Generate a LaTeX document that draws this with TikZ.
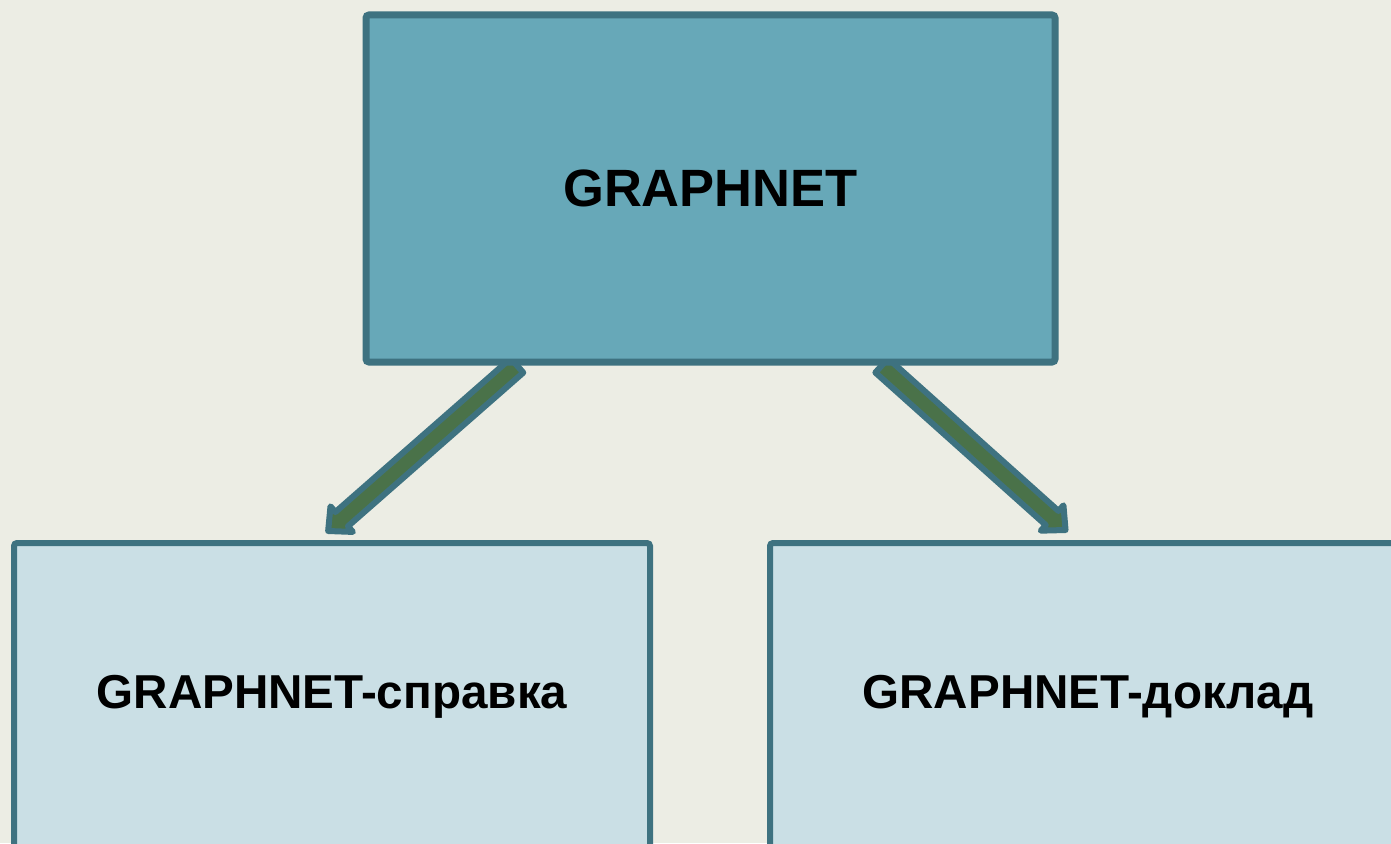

* * *

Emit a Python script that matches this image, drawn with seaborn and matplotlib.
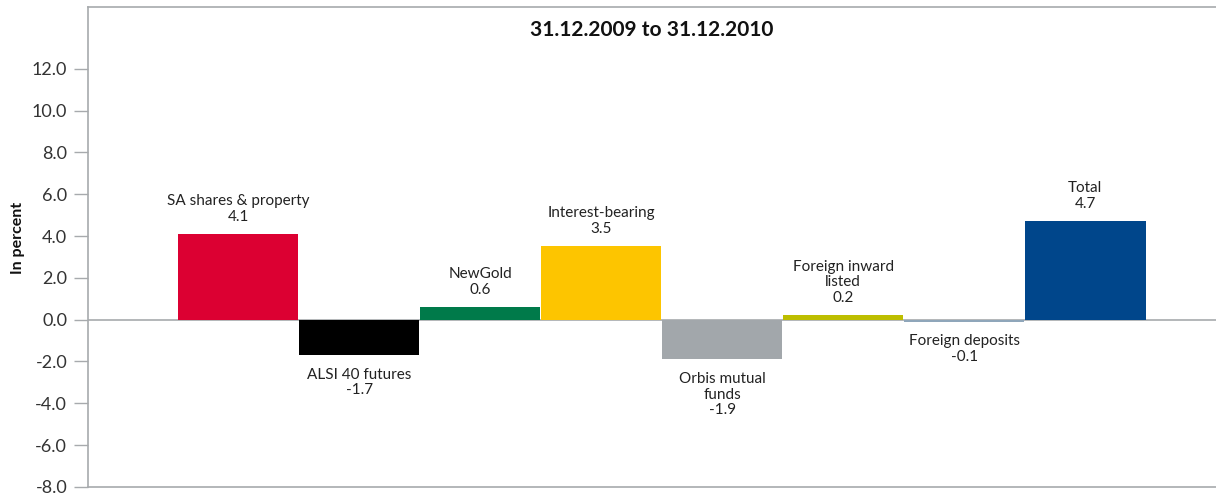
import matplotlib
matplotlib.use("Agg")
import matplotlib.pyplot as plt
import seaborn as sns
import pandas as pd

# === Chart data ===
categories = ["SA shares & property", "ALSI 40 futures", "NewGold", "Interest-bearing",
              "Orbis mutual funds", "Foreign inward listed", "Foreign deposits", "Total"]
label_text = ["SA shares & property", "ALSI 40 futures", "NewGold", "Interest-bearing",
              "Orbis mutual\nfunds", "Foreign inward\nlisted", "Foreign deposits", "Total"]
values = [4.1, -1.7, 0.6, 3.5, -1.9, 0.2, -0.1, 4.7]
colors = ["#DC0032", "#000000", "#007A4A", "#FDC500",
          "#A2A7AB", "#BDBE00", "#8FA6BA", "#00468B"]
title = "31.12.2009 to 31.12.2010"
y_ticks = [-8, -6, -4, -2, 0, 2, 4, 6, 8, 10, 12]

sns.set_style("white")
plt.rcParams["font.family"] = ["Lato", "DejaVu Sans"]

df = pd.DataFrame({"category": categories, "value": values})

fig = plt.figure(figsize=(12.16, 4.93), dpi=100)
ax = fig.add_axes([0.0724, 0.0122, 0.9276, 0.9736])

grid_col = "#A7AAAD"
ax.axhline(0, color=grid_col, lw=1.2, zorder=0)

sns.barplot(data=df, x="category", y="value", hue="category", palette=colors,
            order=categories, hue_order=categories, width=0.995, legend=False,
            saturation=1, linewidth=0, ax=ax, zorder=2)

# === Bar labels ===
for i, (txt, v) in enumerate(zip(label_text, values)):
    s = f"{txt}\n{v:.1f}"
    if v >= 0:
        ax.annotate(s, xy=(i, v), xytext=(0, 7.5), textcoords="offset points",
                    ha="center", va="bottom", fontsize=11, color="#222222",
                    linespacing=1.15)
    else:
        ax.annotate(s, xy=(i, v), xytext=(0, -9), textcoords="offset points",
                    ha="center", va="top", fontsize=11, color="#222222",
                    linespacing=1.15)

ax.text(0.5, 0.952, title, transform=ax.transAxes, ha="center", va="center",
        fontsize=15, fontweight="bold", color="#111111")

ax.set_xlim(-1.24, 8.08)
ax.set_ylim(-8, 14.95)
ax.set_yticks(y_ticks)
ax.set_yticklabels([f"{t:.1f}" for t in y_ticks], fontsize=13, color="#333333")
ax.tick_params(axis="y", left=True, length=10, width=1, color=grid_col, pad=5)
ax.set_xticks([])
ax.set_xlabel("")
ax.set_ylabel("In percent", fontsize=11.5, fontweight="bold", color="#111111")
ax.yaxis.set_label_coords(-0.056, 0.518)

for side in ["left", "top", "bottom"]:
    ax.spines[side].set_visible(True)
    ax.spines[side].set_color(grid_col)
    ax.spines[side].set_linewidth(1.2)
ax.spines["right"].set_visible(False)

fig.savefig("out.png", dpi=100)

==

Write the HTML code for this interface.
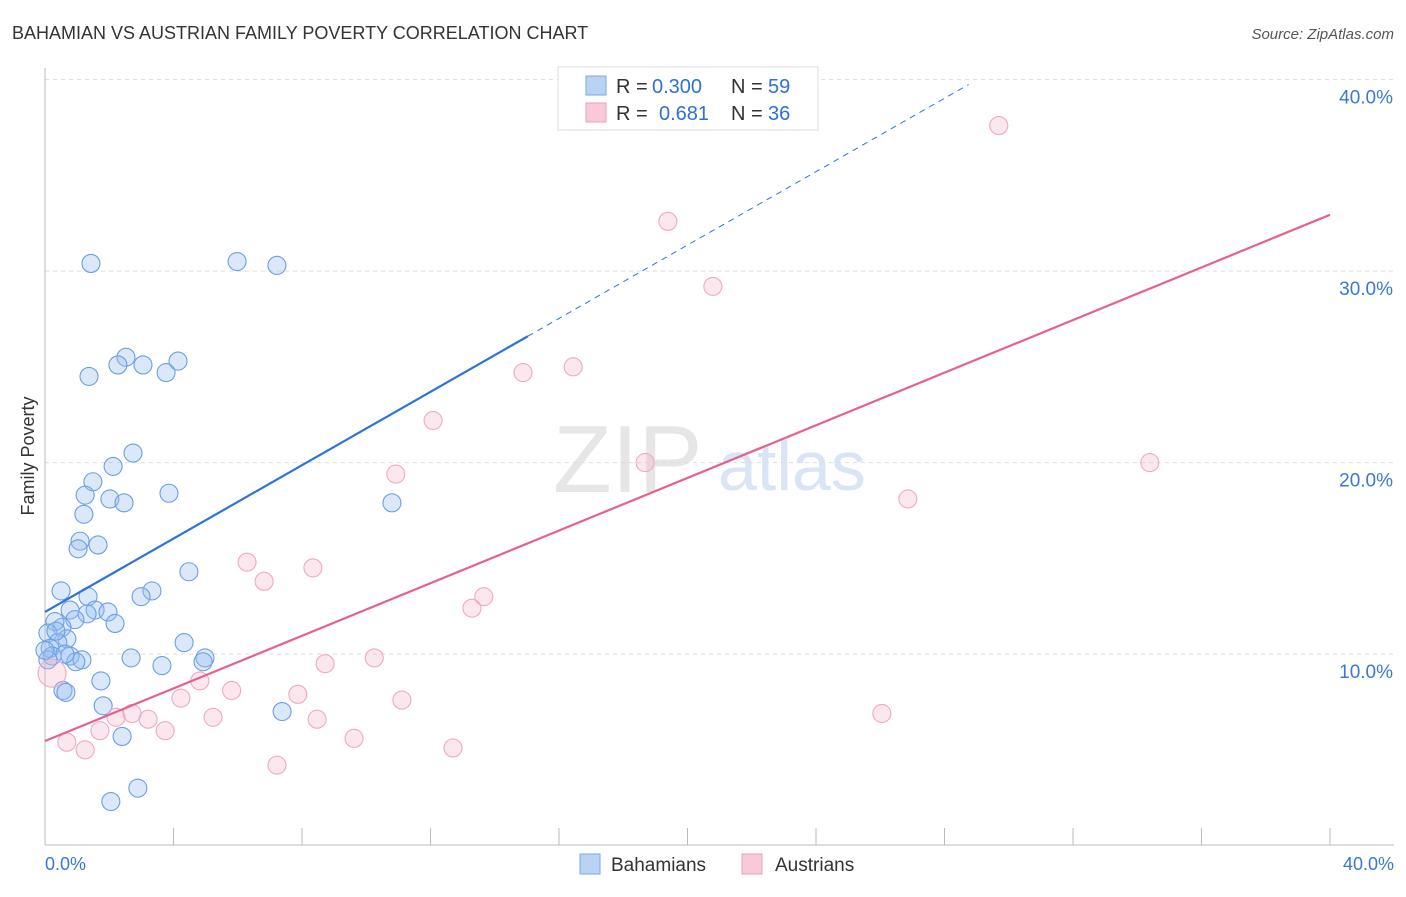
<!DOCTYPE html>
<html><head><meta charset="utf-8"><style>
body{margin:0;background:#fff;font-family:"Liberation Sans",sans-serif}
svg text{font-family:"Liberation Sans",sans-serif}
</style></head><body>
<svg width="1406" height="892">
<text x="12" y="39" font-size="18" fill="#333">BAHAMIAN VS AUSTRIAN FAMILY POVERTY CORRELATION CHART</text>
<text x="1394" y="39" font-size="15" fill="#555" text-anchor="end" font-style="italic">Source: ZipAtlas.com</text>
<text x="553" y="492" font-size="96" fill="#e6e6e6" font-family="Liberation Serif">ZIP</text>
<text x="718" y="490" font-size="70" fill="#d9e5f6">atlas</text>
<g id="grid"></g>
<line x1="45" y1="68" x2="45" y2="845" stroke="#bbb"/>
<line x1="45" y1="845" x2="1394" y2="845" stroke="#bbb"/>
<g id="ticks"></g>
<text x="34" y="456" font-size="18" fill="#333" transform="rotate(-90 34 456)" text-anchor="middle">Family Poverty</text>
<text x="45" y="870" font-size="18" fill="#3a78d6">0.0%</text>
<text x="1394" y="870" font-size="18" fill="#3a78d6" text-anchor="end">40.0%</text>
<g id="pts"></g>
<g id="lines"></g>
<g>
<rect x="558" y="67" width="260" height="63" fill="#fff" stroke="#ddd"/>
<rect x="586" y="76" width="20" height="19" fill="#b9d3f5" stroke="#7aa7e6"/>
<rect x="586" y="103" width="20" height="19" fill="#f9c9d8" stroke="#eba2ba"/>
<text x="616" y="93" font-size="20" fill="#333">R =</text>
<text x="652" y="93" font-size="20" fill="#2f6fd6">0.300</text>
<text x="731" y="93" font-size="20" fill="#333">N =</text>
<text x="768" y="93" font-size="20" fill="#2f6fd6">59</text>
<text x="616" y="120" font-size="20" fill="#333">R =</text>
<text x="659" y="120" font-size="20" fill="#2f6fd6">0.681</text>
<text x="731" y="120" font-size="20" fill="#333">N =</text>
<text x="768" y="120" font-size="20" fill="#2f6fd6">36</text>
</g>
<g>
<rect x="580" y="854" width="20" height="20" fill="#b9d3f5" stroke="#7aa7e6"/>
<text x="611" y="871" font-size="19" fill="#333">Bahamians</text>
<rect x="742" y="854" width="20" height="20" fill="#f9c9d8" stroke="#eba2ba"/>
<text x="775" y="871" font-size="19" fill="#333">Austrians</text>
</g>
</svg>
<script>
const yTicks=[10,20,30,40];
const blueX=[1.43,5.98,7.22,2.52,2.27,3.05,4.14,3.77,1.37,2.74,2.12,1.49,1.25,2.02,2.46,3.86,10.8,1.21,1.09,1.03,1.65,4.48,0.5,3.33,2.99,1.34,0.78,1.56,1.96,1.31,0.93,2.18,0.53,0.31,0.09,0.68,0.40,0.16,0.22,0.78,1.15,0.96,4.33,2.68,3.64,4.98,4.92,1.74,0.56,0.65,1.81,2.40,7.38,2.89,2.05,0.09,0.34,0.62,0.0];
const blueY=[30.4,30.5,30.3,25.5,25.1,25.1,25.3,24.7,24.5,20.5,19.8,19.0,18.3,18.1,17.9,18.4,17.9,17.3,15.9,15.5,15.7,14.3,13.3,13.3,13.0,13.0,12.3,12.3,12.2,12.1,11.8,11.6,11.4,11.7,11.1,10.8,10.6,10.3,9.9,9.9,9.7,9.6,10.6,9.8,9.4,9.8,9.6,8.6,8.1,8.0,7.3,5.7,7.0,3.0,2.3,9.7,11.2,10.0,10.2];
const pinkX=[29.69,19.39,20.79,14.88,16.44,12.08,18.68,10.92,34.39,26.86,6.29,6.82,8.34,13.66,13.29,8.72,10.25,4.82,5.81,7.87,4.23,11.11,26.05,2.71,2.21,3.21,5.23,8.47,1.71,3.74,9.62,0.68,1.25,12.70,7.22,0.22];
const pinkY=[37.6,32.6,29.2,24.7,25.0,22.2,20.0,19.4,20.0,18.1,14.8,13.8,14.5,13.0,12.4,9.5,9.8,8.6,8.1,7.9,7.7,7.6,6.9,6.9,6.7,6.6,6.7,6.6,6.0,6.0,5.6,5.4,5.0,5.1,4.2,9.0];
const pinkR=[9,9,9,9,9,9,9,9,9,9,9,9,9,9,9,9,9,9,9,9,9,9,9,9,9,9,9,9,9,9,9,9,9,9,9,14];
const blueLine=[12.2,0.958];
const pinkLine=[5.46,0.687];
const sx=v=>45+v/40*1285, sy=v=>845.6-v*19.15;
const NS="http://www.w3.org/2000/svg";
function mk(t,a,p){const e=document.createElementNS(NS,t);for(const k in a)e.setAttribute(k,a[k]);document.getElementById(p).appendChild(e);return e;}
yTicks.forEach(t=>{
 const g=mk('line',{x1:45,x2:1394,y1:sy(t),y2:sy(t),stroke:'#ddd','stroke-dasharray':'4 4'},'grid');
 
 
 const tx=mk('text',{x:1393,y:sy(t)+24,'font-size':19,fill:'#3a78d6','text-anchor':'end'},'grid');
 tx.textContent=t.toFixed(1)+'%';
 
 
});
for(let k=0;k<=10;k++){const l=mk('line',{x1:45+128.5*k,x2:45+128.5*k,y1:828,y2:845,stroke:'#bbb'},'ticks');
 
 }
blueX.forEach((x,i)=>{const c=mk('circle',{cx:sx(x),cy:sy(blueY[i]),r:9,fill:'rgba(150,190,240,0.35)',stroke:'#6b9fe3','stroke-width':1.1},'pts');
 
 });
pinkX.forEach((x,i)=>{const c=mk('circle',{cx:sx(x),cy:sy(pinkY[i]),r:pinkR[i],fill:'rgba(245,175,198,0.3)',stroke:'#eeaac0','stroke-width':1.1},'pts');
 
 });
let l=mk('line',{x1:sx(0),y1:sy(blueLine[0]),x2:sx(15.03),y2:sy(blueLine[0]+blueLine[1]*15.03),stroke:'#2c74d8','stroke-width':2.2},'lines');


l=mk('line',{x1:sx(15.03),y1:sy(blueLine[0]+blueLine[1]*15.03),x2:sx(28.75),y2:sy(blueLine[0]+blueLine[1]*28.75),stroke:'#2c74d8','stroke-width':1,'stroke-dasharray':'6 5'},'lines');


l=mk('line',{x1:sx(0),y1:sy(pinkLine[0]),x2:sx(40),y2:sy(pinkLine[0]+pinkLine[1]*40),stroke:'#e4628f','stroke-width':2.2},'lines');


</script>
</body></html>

- **Task instructions**
Using the listing above, repeat word for word each line from the one with "Emit a Python" down to the one with "import pandas as pd", both included. Omit all pictures.

- **Correct answer**
Emit a Python script that matches this image, drawn with seaborn and matplotlib.
import matplotlib
matplotlib.use("Agg")
import matplotlib.pyplot as plt
import seaborn as sns
import pandas as pd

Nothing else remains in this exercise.